Incompetent Peronistas

All autocratic regimes suffer from endemic incompetence. It's easy to see why: if you can't contradict the autocrat, the government is only as competent as he is. When the autocrat is a pathological narcissist, you get another level of stupid on top. People work in governments like this for one reason only: to get rich. And they get rich by stealing from the public. Competence only gets in the way of the grift.

So here we find ourselves 65 days from an election in which the incumbent claims to have the ability to put out a fire that he started, who leads a party that has given up any pretense of governing in favor of supporting this circus clown no matter what he says.

And the president is a clown, a kind of malicious Zaphod Beeblebrox, whose only role as president of the galaxy was to distract from the people who really ran things.

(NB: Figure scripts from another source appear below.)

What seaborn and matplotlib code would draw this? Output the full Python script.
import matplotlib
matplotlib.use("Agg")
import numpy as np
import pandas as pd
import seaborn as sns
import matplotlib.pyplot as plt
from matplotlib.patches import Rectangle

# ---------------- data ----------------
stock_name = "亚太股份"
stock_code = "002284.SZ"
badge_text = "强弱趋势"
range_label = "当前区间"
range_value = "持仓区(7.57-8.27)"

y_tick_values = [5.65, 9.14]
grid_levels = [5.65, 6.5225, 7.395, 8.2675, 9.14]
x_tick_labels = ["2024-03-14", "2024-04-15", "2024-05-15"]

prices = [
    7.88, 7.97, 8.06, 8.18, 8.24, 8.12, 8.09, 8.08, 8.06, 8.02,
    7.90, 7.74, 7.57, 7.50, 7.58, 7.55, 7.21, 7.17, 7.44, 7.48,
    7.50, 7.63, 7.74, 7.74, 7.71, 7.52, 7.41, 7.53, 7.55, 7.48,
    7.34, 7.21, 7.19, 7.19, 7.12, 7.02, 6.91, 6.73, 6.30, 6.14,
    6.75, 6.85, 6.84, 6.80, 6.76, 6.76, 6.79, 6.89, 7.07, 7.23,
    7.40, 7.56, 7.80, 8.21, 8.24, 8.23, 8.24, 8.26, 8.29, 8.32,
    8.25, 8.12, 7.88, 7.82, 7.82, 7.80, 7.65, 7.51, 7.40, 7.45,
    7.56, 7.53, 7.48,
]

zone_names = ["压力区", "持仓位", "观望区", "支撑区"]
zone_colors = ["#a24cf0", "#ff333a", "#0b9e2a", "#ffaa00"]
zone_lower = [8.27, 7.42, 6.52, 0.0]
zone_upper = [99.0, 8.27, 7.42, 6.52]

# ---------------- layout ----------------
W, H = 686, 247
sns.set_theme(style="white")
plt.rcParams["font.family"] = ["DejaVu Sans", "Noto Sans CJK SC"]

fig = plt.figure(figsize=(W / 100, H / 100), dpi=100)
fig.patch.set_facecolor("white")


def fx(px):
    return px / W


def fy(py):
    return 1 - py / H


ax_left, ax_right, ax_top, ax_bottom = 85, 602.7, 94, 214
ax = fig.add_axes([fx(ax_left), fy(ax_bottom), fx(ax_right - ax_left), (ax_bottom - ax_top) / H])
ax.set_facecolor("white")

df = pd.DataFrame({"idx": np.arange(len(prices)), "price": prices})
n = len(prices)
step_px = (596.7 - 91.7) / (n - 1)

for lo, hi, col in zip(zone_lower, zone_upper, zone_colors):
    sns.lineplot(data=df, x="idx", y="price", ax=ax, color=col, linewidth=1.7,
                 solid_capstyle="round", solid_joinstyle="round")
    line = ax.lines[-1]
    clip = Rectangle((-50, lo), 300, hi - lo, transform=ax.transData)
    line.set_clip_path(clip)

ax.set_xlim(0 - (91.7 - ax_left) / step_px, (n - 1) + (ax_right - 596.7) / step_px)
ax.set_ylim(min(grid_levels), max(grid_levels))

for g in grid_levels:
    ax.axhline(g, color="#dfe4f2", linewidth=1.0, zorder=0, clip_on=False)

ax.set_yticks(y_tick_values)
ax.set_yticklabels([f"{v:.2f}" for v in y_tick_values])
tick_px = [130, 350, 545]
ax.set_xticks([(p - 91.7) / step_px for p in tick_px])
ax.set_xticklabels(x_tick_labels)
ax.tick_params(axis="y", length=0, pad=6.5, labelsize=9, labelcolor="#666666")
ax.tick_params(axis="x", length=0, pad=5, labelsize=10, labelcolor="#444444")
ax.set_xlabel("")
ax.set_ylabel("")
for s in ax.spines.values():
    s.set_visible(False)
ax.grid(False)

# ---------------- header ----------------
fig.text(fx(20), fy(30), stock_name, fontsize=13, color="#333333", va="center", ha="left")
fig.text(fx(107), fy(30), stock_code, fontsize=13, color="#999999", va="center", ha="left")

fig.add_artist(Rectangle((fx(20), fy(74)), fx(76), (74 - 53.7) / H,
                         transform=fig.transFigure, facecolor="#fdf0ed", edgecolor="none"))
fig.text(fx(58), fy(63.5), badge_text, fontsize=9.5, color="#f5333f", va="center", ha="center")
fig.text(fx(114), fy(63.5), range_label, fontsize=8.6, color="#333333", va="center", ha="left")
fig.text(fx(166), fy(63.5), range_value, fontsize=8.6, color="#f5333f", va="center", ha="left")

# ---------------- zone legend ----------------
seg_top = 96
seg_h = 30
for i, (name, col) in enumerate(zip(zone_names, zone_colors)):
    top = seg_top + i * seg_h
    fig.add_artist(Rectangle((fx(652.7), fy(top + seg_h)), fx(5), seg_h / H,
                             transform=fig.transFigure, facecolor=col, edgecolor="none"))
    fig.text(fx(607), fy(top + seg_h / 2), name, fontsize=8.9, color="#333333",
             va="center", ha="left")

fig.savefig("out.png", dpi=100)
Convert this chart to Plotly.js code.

I'm venting some frustration given two things that have come up in the last 24 hours. First, from the New York Times, an admission (of sorts) from the administration that demeaning the office of President of the United States by having a gauche campaign event on the lawn of the White House was all about owning the libs:

[The president's] aides said he enjoyed the frustration and anger he caused by holding a political event on the South Lawn of the White House, shattering conventional norms and raising questions about ethics law violations. He relished the fact that no one could do anything to stop him, said the aides, who spoke anonymously to discuss internal conversations.

Of course he did. The show is all that matters. Which, presumably, why he plans to visit Kenosha, Wis., on Tuesday (the second thing) so he can personally add gasoline to the fire burning there—a fire he started:

White House spokesman Judd Deere told reporters aboard Air Force One on Saturday that Trump will be meeting with law enforcement officers and “surveying” some of the damage from recent protests that turned destructive.

Joe Biden, and his running mate, Kamala Harris, have accused Trump of rooting for violence amid unrest in Wisconsin.

“He views this as a political benefit,” Biden said in an interview on MSNBC. “He’s rooting for more violence, not less. And it’s clear about that.”

Of course he is. The show is all that matters. All of this destruction and death is fun to a man like the president.

Meanwhile, 183,000 Americans have died of Covid-19 and another 1,000 die every day, while Europe gets to enjoy a normal autumn, because our incompetent, nihilistic, narcissistic president cares about nothing other than enriching himself by any means available.

How long is this going to take?

I'm sitting at my desk waiting for my work laptop to finish updating, a process now in its 24th minute, with "Working on updates 25%" on the screen for the past 5. Very frustrating; I have things to do today; and if I'd known how long it would take (I'm looking at you, help desk), I would have started the update when I left this evening.

So, all right, I'll read a few things:

My laptop has rebooted three times now and appears to have gotten up to 83% complete. I may in fact get something done today.